Когда я провожала мужа, он сказал: «Я, наверное, в одну сторону еду». И сейчас я вспоминаю эти слова. Он шёл туда с мыслью: если я не пойду, то кто пойдет? Говорил, что если родина велит, надо идти. А я просила его: «Давай только без героизма». Для меня он уже герой — потому что не стал бежать.
Чтобы не пропустить новые тексты «Вёрстки», подписывайтесь на наш телеграм-канал
«Свет по ночам горит — люди не спят, думки перебирают: жив или не жив»
После возвращения домой из Брянки сын отработал в своей военной части ещё несколько недель до завершения контракта, а потом подал на увольнение. Он говорит, что в армию больше не вернётся. Увольнение оформили буквально две недели назад.
Как я живу? Да никак. Плохо, отвратительно. Не сплю ночами, в голову лезут страшные мысли. Засыпаю к трём часам ночи, в шесть встаю вообще никакая. Каждый день жду звонка, чтобы услышать, что муж жив и здоров. Этот год — кошмарный. Всё было, и теперь ничего нет. Мы вообще без мужиков.
У меня не было и мысли, что когда-либо мы можем начать воевать с Украиной. Всё-таки это братья наши, один народ. Сколько у русских людей там родственников живет. Получается, с братьями воюем что ли? Но Украина ни при чём, с этим ведь связано НАТО. Воюет с нами Америка, а Украина просто подчиняется им — так говорят.
Город поменялся. Женщины стали очень злыми. Раньше вот идёшь по городу — встречаешь радостных женщин, а сейчас кидаются на других, как собаки. У каждой второй забрали мужа, ребёнка, отца. Вчера одна бабушка на улице сказала мне: «Почему мой внук должен идти воевать, если здесь шарахаются здоровые мужики и пьют?».
Тропинка до Украины — вся в слезах матерей и жён. Церкви все переполнены, у всех глаза опухшие — женщины рыдают. Свет по ночам горит — люди не спят, думки перебирают: жив или не жив.
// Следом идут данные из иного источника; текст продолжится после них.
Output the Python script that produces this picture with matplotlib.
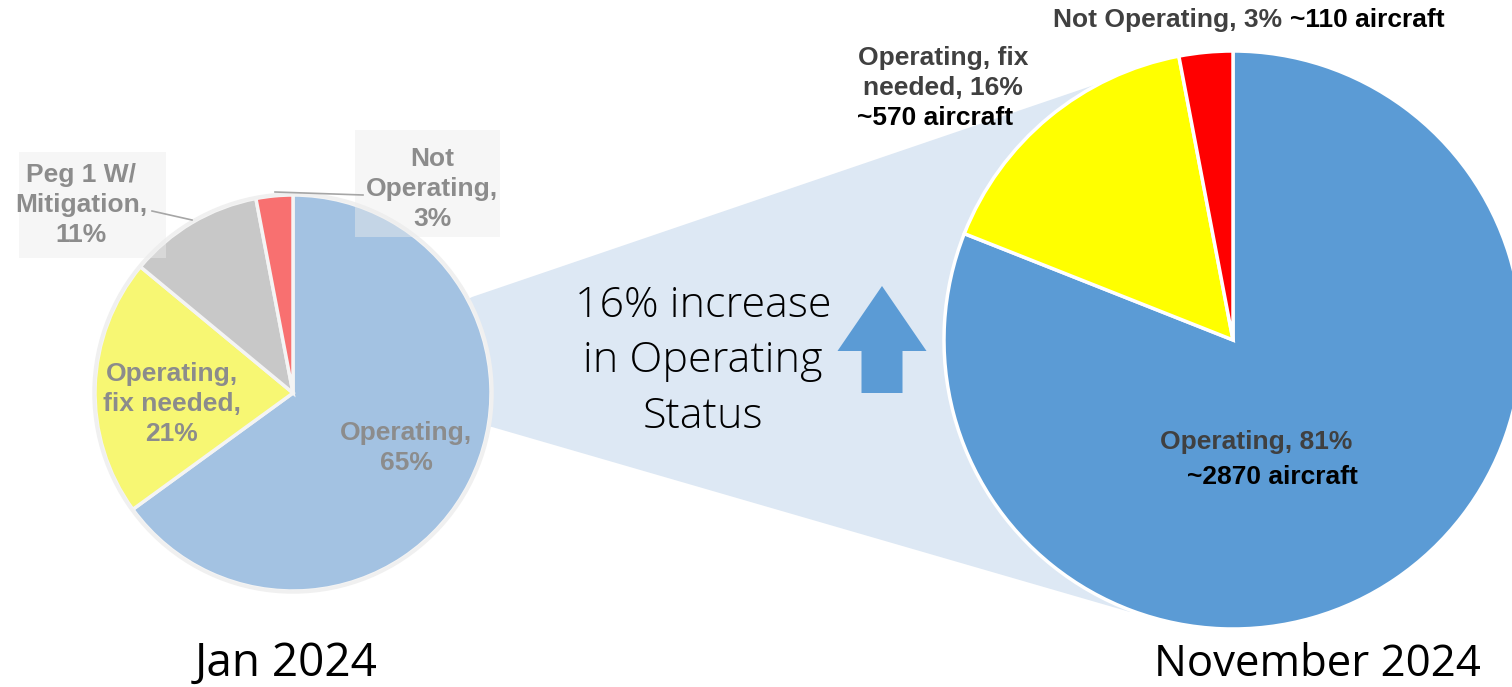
import matplotlib.pyplot as plt
from matplotlib.patches import Polygon, Rectangle, FancyArrow

# Data
jan_names = ['Operating,', 'Operating,\nfix needed,', 'Peg 1 W/\nMitigation,', 'Not\nOperating,']
jan_pct = [65, 21, 11, 3]
jan_colors = ['#a3c2e2', '#f7f773', '#c8c8c8', '#f87070']

nov_names = ['Operating', 'Operating, fix\nneeded', 'Not Operating']
nov_pct = [81, 16, 3]
nov_aircraft = [2870, 570, 110]
nov_colors = ['#5b9bd5', '#ffff00', '#ff0000']

titles = ['Jan 2024', 'November 2024']
middle_text = ['16% increase', 'in Operating', 'Status']

W, H = 1512, 687


def Y(y):
    # pixel row (from top) -> data y
    return H - y


fig = plt.figure(figsize=(W / 100, H / 100), dpi=100)
ax = fig.add_axes([0, 0, 1, 1])

# zoom band between the two pies
band = Polygon([(293, Y(393)), (472, Y(297)), (1150, Y(66)),
                (1233, Y(340)), (1130, Y(612)), (492, Y(427))],
               closed=True, facecolor='#dde8f4', edgecolor='none', zorder=0)
ax.add_patch(band)

# Jan pie
ax.pie(jan_pct, colors=jan_colors, startangle=90, counterclock=False,
       center=(293, Y(393)), radius=198,
       wedgeprops=dict(edgecolor='#f4f4f4', linewidth=2.5))
circ = plt.Circle((293, Y(393)), 199, facecolor='none', edgecolor='#f0f0f0',
                  linewidth=2.5, zorder=3)
ax.add_patch(circ)

# Nov pie
ax.pie(nov_pct, colors=nov_colors, startangle=90, counterclock=False,
       center=(1233, Y(340)), radius=289,
       wedgeprops=dict(edgecolor='white', linewidth=2.5))

# label boxes on the Jan pie (outside labels)
ax.add_patch(Rectangle((19, Y(258)), 147, 106, facecolor='#ededed', alpha=0.45,
                       edgecolor='none', zorder=4))
ax.add_patch(Rectangle((355, Y(237)), 145, 107, facecolor='#ededed', alpha=0.45,
                       edgecolor='none', zorder=4))
ax.plot([152, 192], [Y(211), Y(220)], color='#a6a6a6', lw=1.2, zorder=5)
ax.plot([275, 363], [Y(192), Y(195)], color='#a6a6a6', lw=1.2, zorder=5)

bold = dict(family=['Liberation Sans', 'DejaVu Sans'], weight='bold', fontsize=19)
jan_pos = [(406, 448), (172, 404), (81, 205), (432, 189)]
for name, p, (x, y) in zip(jan_names, jan_pct, jan_pos):
    ax.text(x, Y(y), f'{name}\n{p}%', ha='center', va='center', color='#8c8c8c',
            linespacing=1.33, zorder=6, **bold)

# Nov labels
ax.text(1256, Y(442), f'{nov_names[0]}, {nov_pct[0]}%', ha='center', va='center',
        color='#404040', zorder=6, **bold)
ax.text(1272, Y(477), f'~{nov_aircraft[0]} aircraft', ha='center', va='center',
        color='black', zorder=6, **bold)
ax.text(943, Y(73), f'{nov_names[1]}, {nov_pct[1]}%', ha='center', va='center',
        color='#404040', linespacing=1.33, zorder=6, **bold)
ax.text(857, Y(118), f'~{nov_aircraft[1]} aircraft', ha='left', va='center',
        color='black', zorder=6, **bold)
ax.text(1053, Y(20), f'{nov_names[2]}, {nov_pct[2]}%', ha='left', va='center',
        color='#404040', zorder=6, **bold)
ax.text(1290, Y(20), f'~{nov_aircraft[2]} aircraft', ha='left', va='center',
        color='black', zorder=6, **bold)

# middle text and arrow
light = dict(family=['Open Sans', 'DejaVu Sans'], weight='light')
for line, yb in zip(middle_text, [317, 372, 428]):
    ax.text(703, Y(yb), line, ha='center', va='baseline', fontsize=31,
            color='black', **light)
ax.add_patch(FancyArrow(882, Y(393), 0, 107, width=41, head_width=89,
                        head_length=65, length_includes_head=True,
                        facecolor='#5b9bd5', edgecolor='none', zorder=3))

# titles
for t, x, fs in zip(titles, [286, 1317], [33, 31.5]):
    ax.text(x, Y(676), t, ha='center', va='baseline', fontsize=fs,
            color='black', family=['Open Sans', 'DejaVu Sans'])

ax.set_xlim(0, W)
ax.set_ylim(0, H)
ax.set_aspect('auto')
ax.axis('off')

fig.savefig('out.png', dpi=100)
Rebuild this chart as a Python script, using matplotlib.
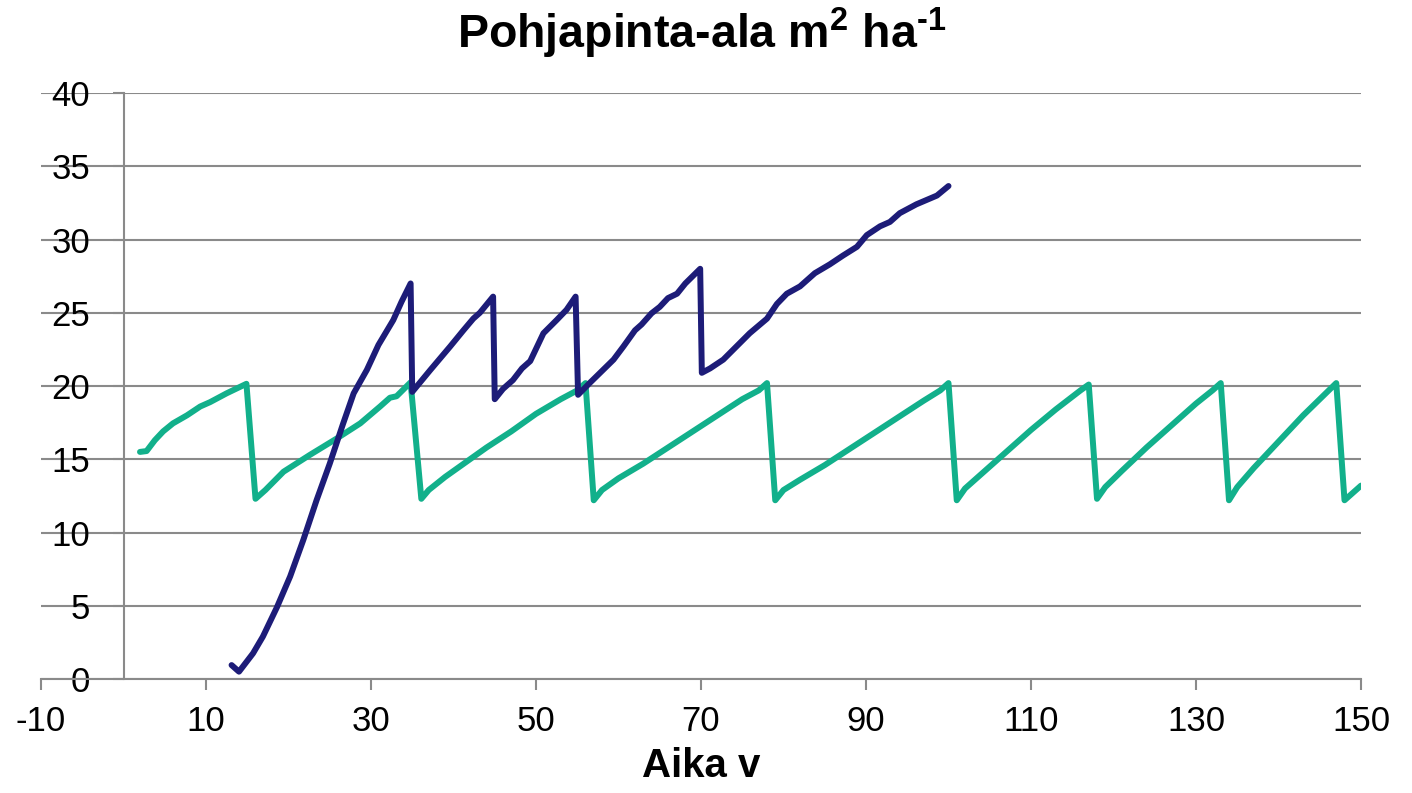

Меня как-то поддерживают только успокоительные таблетки и младший ребёнок. Мне очень плохо, и я хожу в церковь, стою на службе. Прихожу домой, включаю Первый канал, Рен-ТВ, «Россию 24» — у меня больше каналов и нет. Я постоянно смотрю там все новости, пусть сын и говорил мне: «Нечего там делать». А я всё смотрю телевизор — жду, вдруг надежда какая-то появится? Может, расскажут про мир? Сидишь и смотришь, смотришь.
Исправлено 28 октября в 14:07. Изначально ошибочно говорилось, что у сына Елены диагностировали двустороннюю пневмонию.